From last year's Daggers album, which I've been listening to in late-night writing sessions for a few days now.
Watch:
In the past seven days, K and I have watched two and a half seasons of Apple TV's Slow Horses. This is a show based on Mick Herron's Slough House novels, none of which I have had the pleasure of reading.
That's the opening of the first episode. Slow Horses follows MI5 agent River Cartwright who is reassigned to Slough House after the debacle depicted in the Sneak Peek above. Slough House is where British Secret Service assigns their fuck-ups, and we meet a lovely cast who all suffer under the profanity-spewing, Curry-farting, Single-Malt-drinking Jackson Lamb, a right old bastard as played by Gary Oldman. Lamb was a legend but made a lot of enemies and got sent to Slough House to 'run out the clock.'
Lamb reminds me of two very different characters I've met before. On the one hand, Oldman invokes Jackie Flannery from State of Grace in all his whiskey-swilling, unwashed glory. The character also conjures more than a little comparison to an aged John Constantine, and I have to wonder if that's canon from the novels or if the show's creative team is showing its influence. Either way, Oldman is a delight every moment he's on screen.

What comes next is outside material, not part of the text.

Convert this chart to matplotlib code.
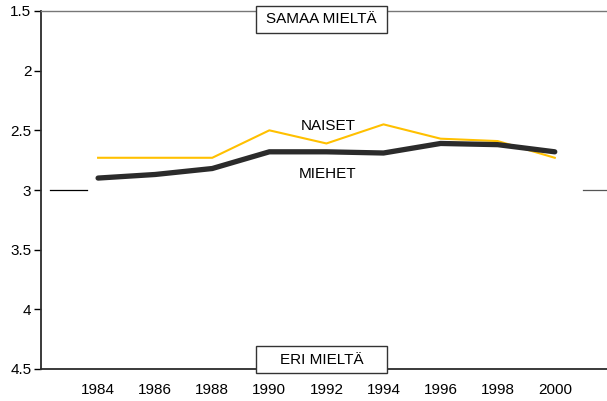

So are all the other characters, too. Even the ones you despise. As the clip shows, this is a fast-moving series and, honestly, the best "spy" story I've come across.
Read:
I guess re-reading Warren Ellis and Declan Shalvey's Injection is, at the very least, an annual appointment for me now. I woke up Saturday and re-read the first volume and experienced nothing short of total comic book ecstasy.
Especially when you consider that this is among the best of the 'wide-screen' format series, so it reads quick. Rereading is easy, as opposed to the voluminous experience of rereading the other two. That's not without its merit, of course, but I can find far more time to read Injection, and it affects my brain in a different way.
Playlist:
Aidan Baker & Dead Neanderthals - Cast Down and Hunted
Aidan Baker & Gareth Davis - Invisible Cities
Zombi - Shape Shift
Lantlôs - Neon
Windhand - Split
Windhand - Eponymous
Telekinetic Yeti - Primordial
Ruin of Romantics - Velvet Dawn
Hangman's Chair - Saddiction (pre-release singles)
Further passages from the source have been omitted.